As the trial date for “The Grim Sleeper” finally approaches, HBO is preparing to air the documentary Tales of the Grim Sleeper—a film that not only covers the details of those killings from 1985 to 2002 but also condemns the LAPD for the way they handled the case.
Lonnie David Franklin is the 62-year-old alleged killer who will have to answer for at least 10 deaths of women who were fatally shot or strangled during his killing sprees.
Filmmakers also explore the likely possibility that the body count for Franklin’s heinous crimes actually soars well beyond the 10-woman mark.
“Many [of the victims] were prostitutes and drug addicts,” NPR reports. “Some of their bodies were found dumped in alleyways. Despite a 911 call and eyewitness descriptions of the suspect, the police did not link the murders for years.”
Neighbors were forced to take matters into their own hands by forming coalitions and offering a reward for the man’s capture.

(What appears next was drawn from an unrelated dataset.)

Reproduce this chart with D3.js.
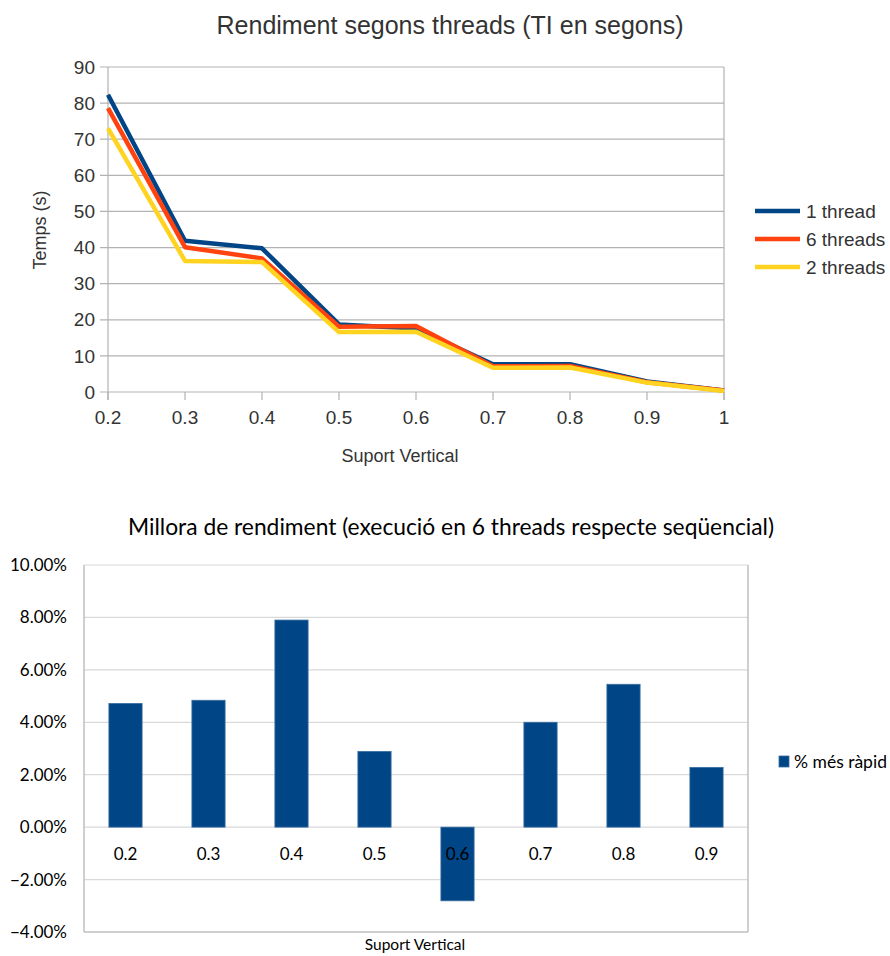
<!DOCTYPE html>
<html><head><meta charset="utf-8">
<script src="https://cdn.jsdelivr.net/npm/d3@7"></script>
<style>body{margin:0;background:#fff}svg{display:block}</style>
</head><body>
<svg id="c" width="890" height="956"></svg>
<script>
// ---- Top chart data ----
const xValues = [0.2, 0.3, 0.4, 0.5, 0.6, 0.7, 0.8, 0.9, 1];
const thread1 = [82.3, 41.9, 39.8, 18.7, 17.6, 7.7, 7.7, 2.9, 0.4];
const threads6 = [78.6, 40.1, 37.0, 18.1, 18.3, 7.1, 7.2, 2.7, 0.4];
const threads2 = [73.0, 36.3, 36.0, 16.6, 16.7, 6.7, 6.8, 2.6, 0.3];
const seriesNames = ["1 thread", "6 threads", "2 threads"];
const seriesColors = ["#004586", "#ff420e", "#ffd320"];
const yTicksTop = [0, 10, 20, 30, 40, 50, 60, 70, 80, 90];

// ---- Bottom chart data ----
const barCategories = ["0.2", "0.3", "0.4", "0.5", "0.6", "0.7", "0.8", "0.9"];
const barValues = [4.72, 4.84, 7.90, 2.89, -2.81, 4.00, 5.45, 2.28];
const yTicksBottom = [-4, -2, 0, 2, 4, 6, 8, 10];

const svg = d3.select("#c");

// ===== Top chart =====
(function(){
  const F = "'Liberation Sans', Arial, sans-serif";
  const L = 108, R = 724, T = 67, B = 392;
  const x = d3.scaleLinear().domain([0.2, 1]).range([L, R]);
  const y = d3.scaleLinear().domain([0, 90]).range([B, T]);
  const g = svg.append("g");
  g.selectAll(".gy").data(yTicksTop).join("line")
    .attr("x1", L - 8).attr("x2", R).attr("y1", d => y(d)).attr("y2", d => y(d))
    .attr("stroke", "#b3b3b3").attr("stroke-width", 1.2);
  g.append("line").attr("x1", L).attr("x2", L).attr("y1", T).attr("y2", B + 8).attr("stroke", "#b3b3b3").attr("stroke-width", 1.2);
  g.append("line").attr("x1", R).attr("x2", R).attr("y1", T).attr("y2", B + 8).attr("stroke", "#b3b3b3").attr("stroke-width", 1.2);
  g.selectAll(".tx").data(xValues).join("line")
    .attr("x1", d => x(d)).attr("x2", d => x(d)).attr("y1", B).attr("y2", B + 8)
    .attr("stroke", "#b3b3b3").attr("stroke-width", 1.2);
  g.selectAll(".ly").data(yTicksTop).join("text")
    .attr("x", L - 13).attr("y", d => y(d)).attr("dy", "0.35em")
    .attr("text-anchor", "end").attr("font-family", F).attr("font-size", 19).attr("fill", "#333")
    .text(d => d);
  g.selectAll(".lx").data(xValues).join("text")
    .attr("x", d => x(d)).attr("y", B + 32)
    .attr("text-anchor", "middle").attr("font-family", F).attr("font-size", 19).attr("fill", "#333")
    .text(d => d);
  g.append("text").attr("x", 450).attr("y", 34).attr("text-anchor", "middle")
    .attr("font-family", F).attr("font-size", 25).attr("fill", "#333").text("Rendiment segons threads (TI en segons)");
  g.append("text").attr("x", 400).attr("y", 462).attr("text-anchor", "middle")
    .attr("font-family", F).attr("font-size", 18).attr("fill", "#333").text("Suport Vertical");
  g.append("text").attr("transform", "translate(46,230) rotate(-90)").attr("text-anchor", "middle")
    .attr("font-family", F).attr("font-size", 18).attr("fill", "#333").text("Temps (s)");
  const line = d3.line().x((d, i) => x(xValues[i])).y(d => y(d));
  [thread1, threads6, threads2].forEach((s, k) => {
    g.append("path").attr("d", line(s)).attr("fill", "none")
      .attr("stroke", seriesColors[k]).attr("stroke-width", 4.5).attr("stroke-linejoin", "round");
  });
  seriesNames.forEach((n, k) => {
    const ly = 211 + k * 28;
    g.append("line").attr("x1", 755).attr("x2", 800).attr("y1", ly).attr("y2", ly)
      .attr("stroke", seriesColors[k]).attr("stroke-width", 4.5);
    g.append("text").attr("x", 806).attr("y", ly).attr("dy", "0.35em")
      .attr("font-family", F).attr("font-size", 19).attr("fill", "#333").text(n);
  });
})();

// ===== Bottom chart =====
(function(){
  const F = "Lato, 'Open Sans', sans-serif";
  const L = 84, R = 748, T = 565, B = 932;
  const x = d3.scaleBand().domain(barCategories).range([L, R]).paddingInner(0).paddingOuter(0);
  const y = d3.scaleLinear().domain([-4, 10]).range([B, T]);
  const g = svg.append("g");
  g.selectAll(".gy").data(yTicksBottom).join("line")
    .attr("x1", L).attr("x2", R).attr("y1", d => y(d)).attr("y2", d => y(d))
    .attr("stroke", d => d === -4 ? "#bfbfbf" : "#d9d9d9").attr("stroke-width", d => d === -4 ? 1.5 : 1.2);
  g.append("line").attr("x1", L).attr("x2", L).attr("y1", T).attr("y2", B).attr("stroke", "#bfbfbf").attr("stroke-width", 1.5);
  g.append("line").attr("x1", R).attr("x2", R).attr("y1", T).attr("y2", B).attr("stroke", "#bfbfbf").attr("stroke-width", 1.5);
  g.selectAll(".ly").data(yTicksBottom).join("text")
    .attr("x", L - 17).attr("y", d => y(d)).attr("dy", "0.35em")
    .attr("text-anchor", "end").attr("font-family", F).attr("font-size", 17).attr("fill", "#000")
    .text(d => d3.format(".2f")(d) + "%");
  const bw = x.bandwidth() * 0.4;
  g.selectAll(".bar").data(barValues).join("rect")
    .attr("x", (d, i) => x(barCategories[i]) + (x.bandwidth() - bw) / 2)
    .attr("width", bw)
    .attr("y", d => y(Math.max(0, d)))
    .attr("height", d => Math.abs(y(d) - y(0)))
    .attr("fill", "#004586").attr("stroke", "#3b6fa3").attr("stroke-width", 0.8);
  g.selectAll(".lx").data(barCategories).join("text")
    .attr("x", d => x(d) + x.bandwidth() / 2).attr("y", y(0) + 27).attr("dy", "0.35em")
    .attr("text-anchor", "middle").attr("font-family", F).attr("font-size", 17).attr("fill", "#000")
    .text(d => d);
  g.append("text").attr("x", 451).attr("y", 535).attr("text-anchor", "middle")
    .attr("font-family", F).attr("font-size", 22.8).attr("fill", "#000")
    .text("Millora de rendiment (execució en 6 threads respecte seqüencial)");
  g.append("text").attr("x", 415).attr("y", 950).attr("text-anchor", "middle")
    .attr("font-family", F).attr("font-size", 15.5).attr("fill", "#000").text("Suport Vertical");
  g.append("rect").attr("x", 779).attr("y", 756).attr("width", 10).attr("height", 11)
    .attr("fill", "#004586").attr("stroke", "#3b6fa3").attr("stroke-width", 0.8);
  g.append("text").attr("x", 794).attr("y", 762).attr("dy", "0.35em")
    .attr("font-family", F).attr("font-size", 17.5).attr("fill", "#000").text("% més ràpid");
})();
</script>
</body></html>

Despite their efforts, decades flew by without anyone uncovering who was killing the women in the area.
Many of the neighborhood activists believe the victims’ race was exactly why police didn’t seem too concerned about finding the killer.
“The police don’t care because these are Black women,” neighborhood activist Pam Brooks said in the film. “It’s not like Lonnie killed no high-pro[file] white folk.”
That’s when Brooks made a statement that serves as yet another reminder that “Black lives matter” may be a relatively new chant, but the feelings that drive the moment have been existing in the Black community for decades.
“We don’t mean nothing to them,” Brooks added. “We’re Black.”
Police didn’t even arrest Franklin until 2010, roughly 25 years after the first body was found.
Friends and family of Franklin can be seen opening up about the entire case in the documentary.
Members of the LAPD refused to give much information about the case as Franklin prepares to go to trial but they are still insisting that their efforts were not stifled because of racial bias.
“When the majority of those crimes occurred was a different time and place in Los Angeles, and the crime rate was four times what it is now,” said police chief Charlie Beck, according to NPR. “The Los Angeles police department was a third smaller than it is now. Those were very, very difficult days, and things did not get investigated to the degree that we’re able to do them now. I wish we could go back in time and fix all that, but that’s not possible to do. But I will say that I’m extremely proud of Robber-Homicide Division. I think they did a world-class job in that investigation.”
The documentary also features testimony from more than a dozen other women who crossed paths with “The Grim Sleeper” and were fortunate enough to still be alive to talk about it.
They recalled Franklin making them feel uncomfortable and inviting them over to his “nasty” home.
Now that the ordeal is over, residents are thankful to see the English filmmakers in their neighborhood showing a clear interest in the story.
“I was shocked,” Brooks told NPR about the documentary. “I was amazing, because these were two [English] boys who cared enough about these Black people’s lives. It was like, ‘Wow.’ “
Franklin’s trial is set to begin some time in June.